Um reflexo desse estado vergonhoso de coisas atinge a imprensa, ressentida pelo modismo dos ataques feitos por governantes. Uma parte significativa dessa imprensa decidiu fazer “militância”, conceituando ideologicamente os fatos e, daí, “informando” de forma a impingir opinião — o que vem garantindo a perda acelerada da sua credibilidade. O conceito ideológico travestido de informação não consegue enganar, pois ele é uma forma simplória, estereotipada e simétrica dos preconceitos que os ataques veiculam. Assim, a Imprensa vem se tornando, cada vez mais, preconceituosa, portanto antidemocrática. Isso é virulência.
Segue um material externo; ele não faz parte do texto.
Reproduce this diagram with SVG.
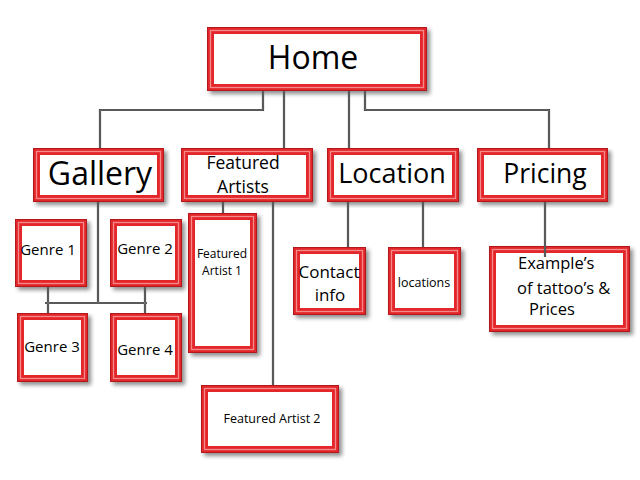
<svg xmlns="http://www.w3.org/2000/svg" width="640" height="480" viewBox="0 0 640 480">
<defs>
<filter id="sh" x="-10%" y="-10%" width="130%" height="130%">
<feGaussianBlur in="SourceAlpha" stdDeviation="2"/>
<feOffset dx="3" dy="3"/>
<feComponentTransfer><feFuncA type="linear" slope="0.45"/></feComponentTransfer>
<feMerge><feMergeNode/><feMergeNode in="SourceGraphic"/></feMerge>
</filter>
</defs>
<style>
.box{fill:#fff;stroke:#e3262b;stroke-width:7;filter:url(#sh)}
.edge{fill:none;stroke:#b3181d;stroke-width:1}
.hl{fill:none;stroke:#f58a8a;stroke-width:1.3}
.c{fill:none;stroke:#3c3c3c;stroke-width:2.2}
.ch{fill:none;stroke:#a0a0a0;stroke-width:0.6}
text{font-family:"Open Sans","Liberation Sans",sans-serif;fill:#000;text-anchor:middle}
</style>
<rect width="640" height="480" fill="#fff"/>

<g id="home">
<rect class="box" x="210.5" y="30.5" width="213" height="57"/>
<rect class="edge" x="207.5" y="27.5" width="219" height="63"/>
<rect class="hl" x="210.5" y="30.5" width="213" height="57"/>
<text x="313" y="69" font-size="32">Home</text>
</g>
<g id="gallery">
<rect class="box" x="36.5" y="151.5" width="124" height="47"/>
<rect class="edge" x="33.5" y="148.5" width="130" height="53"/>
<rect class="hl" x="36.5" y="151.5" width="124" height="47"/>
<text x="100" y="185" font-size="32">Gallery</text>
</g>
<g id="featured-artists">
<rect class="box" x="184.5" y="151.5" width="125" height="47"/>
<rect class="edge" x="181.5" y="148.5" width="131" height="53"/>
<rect class="hl" x="184.5" y="151.5" width="125" height="47"/>
<text x="243" y="169" font-size="17.5">Featured</text>
<text x="243" y="193" font-size="17.5">Artists</text>
</g>
<g id="location">
<rect class="box" x="330.5" y="151.5" width="125" height="47"/>
<rect class="edge" x="327.5" y="148.5" width="131" height="53"/>
<rect class="hl" x="330.5" y="151.5" width="125" height="47"/>
<text x="392" y="183" font-size="27">Location</text>
</g>
<g id="pricing">
<rect class="box" x="480.5" y="151.5" width="124" height="47"/>
<rect class="edge" x="477.5" y="148.5" width="130" height="53"/>
<rect class="hl" x="480.5" y="151.5" width="124" height="47"/>
<text x="545" y="183" font-size="26.5">Pricing</text>
</g>
<g id="genre1">
<rect class="box" x="18.5" y="222.5" width="65" height="61"/>
<rect class="edge" x="15.5" y="219.5" width="71" height="67"/>
<rect class="hl" x="18.5" y="222.5" width="65" height="61"/>
<text x="48" y="255" font-size="15">Genre 1</text>
</g>
<g id="genre2">
<rect class="box" x="113.5" y="222.5" width="65" height="61"/>
<rect class="edge" x="110.5" y="219.5" width="71" height="67"/>
<rect class="hl" x="113.5" y="222.5" width="65" height="61"/>
<text x="145" y="254" font-size="15">Genre 2</text>
</g>
<g id="genre3">
<rect class="box" x="20.5" y="316.5" width="64" height="62"/>
<rect class="edge" x="17.5" y="313.5" width="70" height="68"/>
<rect class="hl" x="20.5" y="316.5" width="64" height="62"/>
<text x="52" y="352" font-size="15">Genre 3</text>
</g>
<g id="genre4">
<rect class="box" x="113.5" y="316.5" width="65" height="62"/>
<rect class="edge" x="110.5" y="313.5" width="71" height="68"/>
<rect class="hl" x="113.5" y="316.5" width="65" height="62"/>
<text x="145" y="355" font-size="15">Genre 4</text>
</g>
<g id="featured-artist-1">
<rect class="box" x="191.5" y="216.5" width="62" height="133"/>
<rect class="edge" x="188.5" y="213.5" width="68" height="139"/>
<rect class="hl" x="191.5" y="216.5" width="62" height="133"/>
<text x="222" y="258" font-size="12">Featured</text>
<text x="222" y="275" font-size="12">Artist 1</text>
</g>
<g id="featured-artist-2">
<rect class="box" x="204.5" y="388.5" width="131" height="61"/>
<rect class="edge" x="201.5" y="385.5" width="137" height="67"/>
<rect class="hl" x="204.5" y="388.5" width="131" height="61"/>
<text x="272" y="423" font-size="12.5">Featured Artist 2</text>
</g>
<g id="contact-info">
<rect class="box" x="296.5" y="250.5" width="66" height="61"/>
<rect class="edge" x="293.5" y="247.5" width="72" height="67"/>
<rect class="hl" x="296.5" y="250.5" width="66" height="61"/>
<text x="329" y="278" font-size="17">Contact</text>
<text x="330" y="301" font-size="17">info</text>
</g>
<g id="locations">
<rect class="box" x="391.5" y="250.5" width="66" height="61"/>
<rect class="edge" x="388.5" y="247.5" width="72" height="67"/>
<rect class="hl" x="391.5" y="250.5" width="66" height="61"/>
<text x="424" y="287" font-size="12.5">locations</text>
</g>
<g id="examples">
<rect class="box" x="492.5" y="249.5" width="134" height="79"/>
<rect class="edge" x="489.5" y="246.5" width="140" height="85"/>
<rect class="hl" x="492.5" y="249.5" width="134" height="79"/>
<text x="518" y="269" font-size="16.5" style="text-anchor:start">Example’s</text>
<text x="517" y="294" font-size="16.5" style="text-anchor:start">of tattoo’s &amp;</text>
<text x="529" y="315" font-size="16.5" style="text-anchor:start">Prices</text>
</g>

<g id="connectors">
<path class="c" d="M263,91 V110 H100 V148 M284,91 V148 M349,91 V148 M365,91 V110 H549 V148 M98,202 V303 M45,303 H147 M48,287 V313 M145,287 V313 M223,202 V213 M273,202 V385 M348,202 V247 M423,202 V247 M545,202 V257"/>
<path class="ch" d="M263,91 V110 H100 V148 M284,91 V148 M349,91 V148 M365,91 V110 H549 V148 M98,202 V303 M45,303 H147 M48,287 V313 M145,287 V313 M223,202 V213 M273,202 V385 M348,202 V247 M423,202 V247 M545,202 V257"/>
</g>
</svg>
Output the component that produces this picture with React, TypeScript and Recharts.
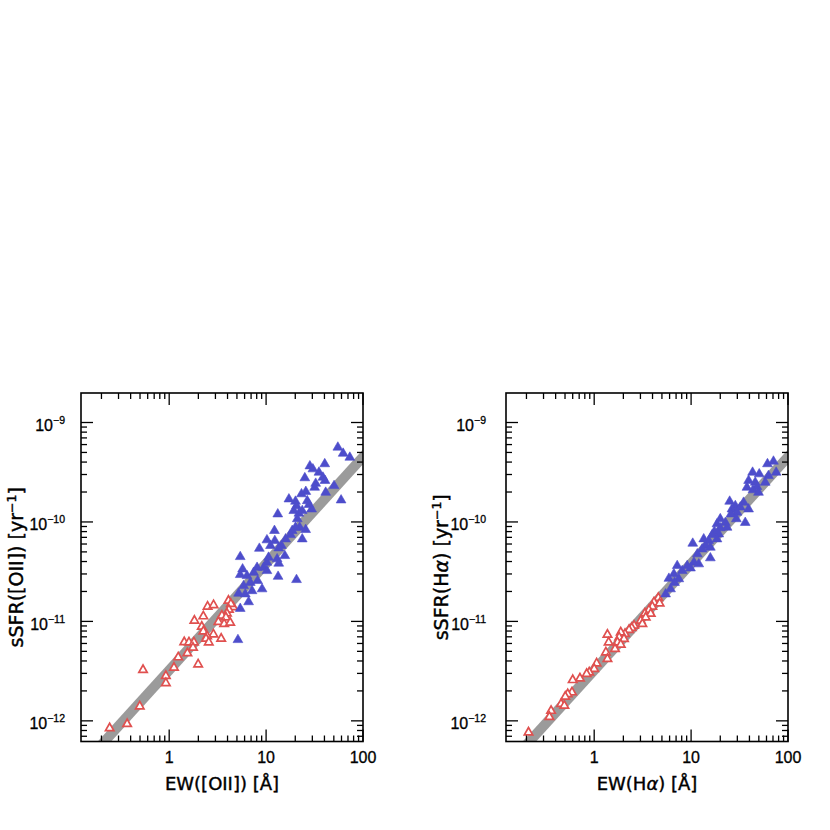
import React from 'react';
import { ScatterChart, Scatter, XAxis, YAxis } from 'recharts';

// ---------- axis definitions ----------
const X_DOMAIN = [0.123, 100];
const Y_DOMAIN = [6.2e-13, 1.98e-9];
const X_MAJOR = [1, 10, 100];
const X_MINOR = [0.2, 0.3, 0.4, 0.5, 0.6, 0.7, 0.8, 0.9, 2, 3, 4, 5, 6, 7, 8, 9, 20, 30, 40, 50, 60, 70, 80, 90];
const Y_MAJOR = [1e-12, 1e-11, 1e-10, 1e-9];
const Y_MINOR = [
  7e-13, 8e-13, 9e-13,
  2e-12, 3e-12, 4e-12, 5e-12, 6e-12, 7e-12, 8e-12, 9e-12,
  2e-11, 3e-11, 4e-11, 5e-11, 6e-11, 7e-11, 8e-11, 9e-11,
  2e-10, 3e-10, 4e-10, 5e-10, 6e-10, 7e-10, 8e-10, 9e-10,
];

// ---------- gray relation band (two end points) ----------
const FIT_EW = [0.1, 150];
const FIT_SSFR = [2.73e-13, 6.97e-10];

// ---------- left panel: [OII] ----------
const OII_STARFORMING: [number, number][] = [
  [55.0, 5.77e-10], [62.4, 5.01e-10], [73.1, 4.57e-10], [40.3, 3.93e-10], [28.3, 3.74e-10], [30.4, 3.49e-10],
  [35.1, 3.23e-10], [25.1, 2.84e-10], [38.6, 2.88e-10], [40.5, 2.67e-10], [32.5, 2.50e-10], [31.7, 2.28e-10],
  [50.3, 2.37e-10], [41.2, 2.03e-10], [25.7, 2.07e-10], [23.2, 1.96e-10], [17.2, 1.74e-10], [26.6, 1.67e-10],
  [20.1, 1.65e-10], [20.6, 1.49e-10], [27.7, 1.53e-10], [29.5, 1.38e-10], [59.4, 1.70e-10], [13.2, 1.23e-10],
  [19.3, 1.33e-10], [21.8, 1.25e-10], [23.6, 1.33e-10], [21.0, 1.10e-10], [22.2, 9.04e-11], [20.1, 9.04e-11],
  [18.6, 8.38e-11], [25.6, 8.57e-11], [12.2, 8.38e-11], [17.9, 7.62e-11], [23.6, 6.90e-11], [10.2, 6.75e-11],
  [12.3, 6.64e-11], [15.9, 6.90e-11], [11.1, 5.92e-11], [14.4, 5.92e-11], [8.52, 5.55e-11], [13.5, 5.60e-11],
  [5.41, 4.58e-11], [15.6, 4.69e-11], [10.6, 4.51e-11], [13.0, 4.35e-11], [10.2, 4.02e-11], [13.5, 3.93e-11],
  [5.72, 3.44e-11], [8.07, 3.57e-11], [9.44, 3.57e-11], [5.41, 3.02e-11], [6.35, 2.95e-11], [7.44, 3.18e-11],
  [10.2, 3.31e-11], [13.3, 2.90e-11], [20.6, 2.69e-11], [8.18, 2.63e-11], [6.87, 2.52e-11], [9.09, 2.17e-11],
  [5.86, 2.34e-11], [5.20, 1.96e-11], [6.10, 1.93e-11], [7.16, 2.08e-11], [6.60, 1.61e-11], [5.41, 1.38e-11],
  [5.12, 6.70e-12],
];
const OII_PASSIVE: [number, number][] = [
  [4.09, 1.65e-11], [2.49, 1.44e-11], [2.87, 1.49e-11], [4.58, 1.42e-11], [4.33, 1.53e-11], [4.13, 1.34e-11],
  [3.94, 1.23e-11], [3.50, 1.17e-11], [3.85, 1.12e-11], [2.25, 1.15e-11], [1.82, 1.04e-11], [3.22, 1.01e-11],
  [3.69, 9.64e-12], [4.26, 9.93e-12], [2.17, 9.05e-12], [2.25, 8.11e-12], [2.86, 7.57e-12], [2.46, 7.26e-12],
  [2.40, 6.85e-12], [2.56, 6.29e-12], [3.44, 6.85e-12], [1.43, 6.32e-12], [1.60, 6.29e-12], [1.80, 6.29e-12],
  [1.76, 5.56e-12], [1.54, 4.90e-12], [1.24, 4.45e-12], [1.99, 3.78e-12], [1.12, 3.50e-12], [0.537, 3.32e-12],
  [0.924, 2.89e-12], [0.924, 2.45e-12], [0.497, 1.43e-12], [0.368, 9.50e-13], [0.243, 8.63e-13],
];

// ---------- right panel: Halpha ----------
const HA_STARFORMING: [number, number][] = [
  [70.8, 4.17e-10], [61.4, 3.93e-10], [75.5, 3.23e-10], [43.1, 3.23e-10], [50.5, 3.11e-10], [62.9, 2.99e-10],
  [39.2, 2.67e-10], [45.9, 2.56e-10], [58.2, 2.56e-10], [47.8, 2.32e-10], [37.7, 2.28e-10], [43.5, 2.15e-10],
  [49.6, 2.03e-10], [25.0, 1.65e-10], [34.8, 1.61e-10], [28.6, 1.49e-10], [26.4, 1.38e-10], [32.2, 1.44e-10],
  [39.2, 1.38e-10], [29.8, 1.28e-10], [25.8, 1.23e-10], [29.3, 1.10e-10], [20.0, 1.10e-10], [22.6, 1.01e-10],
  [36.2, 1.01e-10], [18.5, 9.77e-11], [23.5, 9.04e-11], [20.0, 8.91e-11], [17.4, 8.22e-11], [19.3, 7.74e-11],
  [16.5, 7.62e-11], [13.5, 6.90e-11], [15.2, 6.64e-11], [18.5, 6.90e-11], [10.4, 6.24e-11], [14.1, 5.92e-11],
  [15.8, 5.69e-11], [13.0, 5.47e-11], [11.6, 4.88e-11], [15.8, 4.45e-11], [10.7, 4.02e-11], [12.0, 3.87e-11],
  [7.19, 3.72e-11], [9.12, 3.72e-11], [8.10, 3.31e-11], [9.86, 3.52e-11], [6.64, 3.07e-11], [5.90, 2.77e-11],
  [7.47, 2.74e-11], [6.75, 2.52e-11], [6.14, 2.17e-11], [5.46, 1.93e-11],
];
const HA_PASSIVE: [number, number][] = [
  [4.59, 1.76e-11], [4.14, 1.59e-11], [4.73, 1.55e-11], [3.98, 1.44e-11], [3.67, 1.33e-11], [3.34, 1.23e-11],
  [3.83, 1.22e-11], [3.40, 1.12e-11], [3.02, 1.04e-11], [3.14, 9.64e-12], [2.58, 9.27e-12], [2.44, 8.79e-12],
  [2.29, 8.39e-12], [2.08, 7.64e-12], [1.88, 7.93e-12], [1.81, 7.06e-12], [2.03, 6.81e-12], [1.74, 6.29e-12],
  [1.88, 5.97e-12], [1.37, 7.52e-12], [1.41, 6.29e-12], [1.64, 5.40e-12], [1.32, 4.99e-12], [1.37, 4.29e-12],
  [1.06, 3.87e-12], [1.00, 3.40e-12], [0.889, 3.14e-12], [0.836, 3.03e-12], [0.713, 2.73e-12], [0.600, 2.63e-12],
  [0.590, 1.98e-12], [0.533, 1.90e-12], [0.503, 1.79e-12], [0.455, 1.51e-12], [0.492, 1.45e-12], [0.359, 1.29e-12],
  [0.345, 1.12e-12], [0.210, 7.82e-13],
];

// ---------- styles ----------
const BLUE = '#4d4dcb';
const RED = '#e0504f';
const BAND = '#9b9b9b';
const TICK_FONT = '"Liberation Sans", Arial, sans-serif';
const TITLE_FONT = '"DejaVu Sans", sans-serif';

const X_TICKS = [...X_MINOR, ...X_MAJOR].sort((a, b) => a - b);
const Y_TICKS = [...Y_MINOR, ...Y_MAJOR].sort((a, b) => a - b);
const isMajor = (v: number, majors: number[]) => majors.some((m) => Math.abs(m - v) / m < 1e-6);

const W = 380;
const H = 420;
const AXIS_T = 1; // axis band thickness (must be > 0 for Recharts to draw ticks)
const M = { top: 13, right: 17, bottom: 58.5 - AXIS_T, left: 81 - AXIS_T };
const PLOT_TOP = M.top;
const PLOT_BOTTOM = H - M.bottom - AXIS_T;
const PLOT_LEFT = M.left + AXIS_T;
const PLOT_RIGHT = W - M.right;
const MAJ = 12;
const MIN = 6;

const toPts = (arr: [number, number][]) => arr.map(([x, y]) => ({ x, y }));
const FIT_PTS = FIT_EW.map((x, i) => ({ x, y: FIT_SSFR[i] }));

const FilledTri = (p: any) => {
  const { cx, cy } = p;
  if (cx == null || cy == null) return <g />;
  return <polygon points={`${cx},${cy - 4.5} ${cx - 4.9},${cy + 3.9} ${cx + 4.9},${cy + 3.9}`} fill={BLUE} stroke={BLUE} strokeWidth={0.6} />;
};
const OpenTri = (p: any) => {
  const { cx, cy } = p;
  if (cx == null || cy == null) return <g />;
  return <polygon points={`${cx},${cy - 4} ${cx - 4.2},${cy + 3.4} ${cx + 4.2},${cy + 3.4}`} fill="#ffffff" stroke={RED} strokeWidth={1.7} />;
};
const Nothing = () => <g />;

const renderXTick = (p: any) => {
  const { x, y, payload } = p;
  const v = payload.value;
  const major = isMajor(v, X_MAJOR);
  const len = major ? MAJ : MIN;
  return (
    <g>
      <line x1={x} x2={x} y1={y} y2={y - len} stroke="#000" strokeWidth={1.3} />
      <line x1={x} x2={x} y1={PLOT_TOP} y2={PLOT_TOP + len} stroke="#000" strokeWidth={1.3} />
      {major && (
        <text x={x} y={y + 21.5} textAnchor="middle" fontFamily={TICK_FONT} fontSize={16} fill="#000" stroke="#000" strokeWidth={0.3}>
          {String(v)}
        </text>
      )}
    </g>
  );
};

const makeYTick = (gap: number) => (p: any) => {
  const { x, y, payload } = p;
  const v = payload.value;
  const major = isMajor(v, Y_MAJOR);
  const len = major ? MAJ : MIN;
  const exp = Math.round(Math.log10(v));
  return (
    <g>
      <line x1={x} x2={x + len} y1={y} y2={y} stroke="#000" strokeWidth={1.3} />
      <line x1={PLOT_RIGHT} x2={PLOT_RIGHT - len} y1={y} y2={y} stroke="#000" strokeWidth={1.3} />
      {major && (
        <text x={x - gap} y={y + 8.2} textAnchor="end" fontFamily={TICK_FONT} fontSize={16} fill="#000" stroke="#000" strokeWidth={0.3}>
          <tspan>10</tspan>
          <tspan fontSize={10.5} dy={-7}>{`\u2212${Math.abs(exp)}`}</tspan>
        </text>
      )}
    </g>
  );
};

function Panel(props: {
  left: number;
  sf: [number, number][];
  passive: [number, number][];
  xTitle: React.ReactNode;
  yTitle: React.ReactNode;
  gap: number;
}) {
  const { left, sf, passive, xTitle, yTitle, gap } = props;
  const cx = (PLOT_LEFT + PLOT_RIGHT) / 2;
  const cy = (PLOT_TOP + PLOT_BOTTOM) / 2;
  return (
    <div style={{ position: 'absolute', left, top: 380, width: W, height: H }}>
      <ScatterChart width={W} height={H} margin={M}>
        <XAxis
          type="number"
          dataKey="x"
          scale="log"
          domain={X_DOMAIN}
          allowDataOverflow
          ticks={X_TICKS}
          interval={0}
          tickLine={false}
          axisLine={false}
          tickSize={0}
          tickMargin={0}
          height={AXIS_T}
          tick={renderXTick}
        />
        <YAxis
          type="number"
          dataKey="y"
          scale="log"
          domain={Y_DOMAIN}
          allowDataOverflow
          ticks={Y_TICKS}
          interval={0}
          tickLine={false}
          axisLine={false}
          tickSize={0}
          tickMargin={0}
          width={AXIS_T}
          tick={makeYTick(gap)}
        />
        <Scatter data={FIT_PTS} line={{ stroke: BAND, strokeWidth: 10 }} lineType="joint" shape={Nothing} isAnimationActive={false} />
        <Scatter data={toPts(passive)} shape={OpenTri} isAnimationActive={false} />
        <Scatter data={toPts(sf)} shape={FilledTri} isAnimationActive={false} />
      </ScatterChart>
      <svg width={W} height={H} style={{ position: 'absolute', left: 0, top: 0, pointerEvents: 'none' }}>
        <rect x={PLOT_LEFT} y={PLOT_TOP} width={PLOT_RIGHT - PLOT_LEFT} height={PLOT_BOTTOM - PLOT_TOP} fill="none" stroke="#000" strokeWidth={1.6} />
        <text x={cx} y={PLOT_BOTTOM + 48} textAnchor="middle" fontFamily={TITLE_FONT} fontSize={18} fill="#000" stroke="#000" strokeWidth={0.4}>
          {xTitle}
        </text>
        <text x={22.5} y={cy} transform={`rotate(-90 22.5 ${cy})`} textAnchor="middle" fontFamily={TITLE_FONT} fontSize={19} fill="#000" stroke="#000" strokeWidth={0.4}>
          {yTitle}
        </text>
      </svg>
    </div>
  );
}

export default function App() {
  return (
    <div style={{ position: 'absolute', left: 0, top: 0, width: 830, height: 830, background: '#fff' }}>
      <Panel
        left={0}
        sf={OII_STARFORMING}
        passive={OII_PASSIVE}
        gap={16}
        xTitle={<>EW([OII]) [Å]</>}
        yTitle={
          <>
            sSFR([OII]) [yr<tspan fontSize={12.5} dy={-7}>{'\u22121'}</tspan>
            <tspan dy={7}>]</tspan>
          </>
        }
      />
      <Panel
        left={424.7}
        sf={HA_STARFORMING}
        passive={HA_PASSIVE}
        gap={20}
        xTitle={
          <>
            EW(H<tspan fontStyle="italic">α</tspan>) [Å]
          </>
        }
        yTitle={
          <>
            sSFR(H<tspan fontStyle="italic">α</tspan>) [yr<tspan fontSize={12.5} dy={-7}>{'\u22121'}</tspan>
            <tspan dy={7}>]</tspan>
          </>
        }
      />
    </div>
  );
}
Muitos jornalistas se parecem, hoje em dia, com aquelas “obras de arte” do Expressionismo soviético — figuras abusivas pelos traços exagerados para mostrar uma coragem e um caráter que não possuem.
O filósofo Martin Heidegger disse certa vez: “Nenhuma época soube tantas e tão diversas coisas do homem como a nossa”. Todavia, em verdade, nunca se soube menos o que é o homem.
A psicanálise sempre foi uma reação prática contra esse destino asseverado pelo filósofo. Na contramão da atualidade, o interesse da psicanálise é saber o que é o homem.
Essa busca foi traduzida de forma singela pelo psicanalista britânico W.R.Bion. Ele disse que uma turbulência emocional é o resultado do encontro de duas personalidades — caso o contato entre elas seja suficiente para que se percebam. O estado emocional é uma perturbação cuja magnitude dificilmente será entendida como progresso, e a impressão resultante é que seria melhor se nunca tivessem se encontrado. Contudo, uma vez que se encontraram — e já que a turbulência emocional é inevitável , as partes podem decidir como tirar proveito de um mau negócio, ou como transformar uma circunstância adversa em uma situação vantajosa para ambos.
Podemos estar num tipo de universo de pensamento ou em uma cultura temporária, na qual não estamos imunes à dor da consciência de viver num universo que não conduz ao nosso bem-estar. Ousar ter consciência dos fatos implica coragem.
Essa é uma qualidade que se pode desenvolver numa psicanálise. Refiro-me não à coragem vulgar, que significa, muitas vezes, expor-se a perigos e riscos de morte, mas a uma coragem do conhecimento que garante a relação viva entre as pessoas: a coragem de dar boas-vindas à sinceridade, à honestidade e à boa vontade.
Como psicanalista, desejo a todos muitas doses de honestidade, sinceridade e boa vontade. Estamos precisando muito dessas três, não somente no Congresso Nacional, ou na política em geral, mas também em todas as instituições públicas e privadas.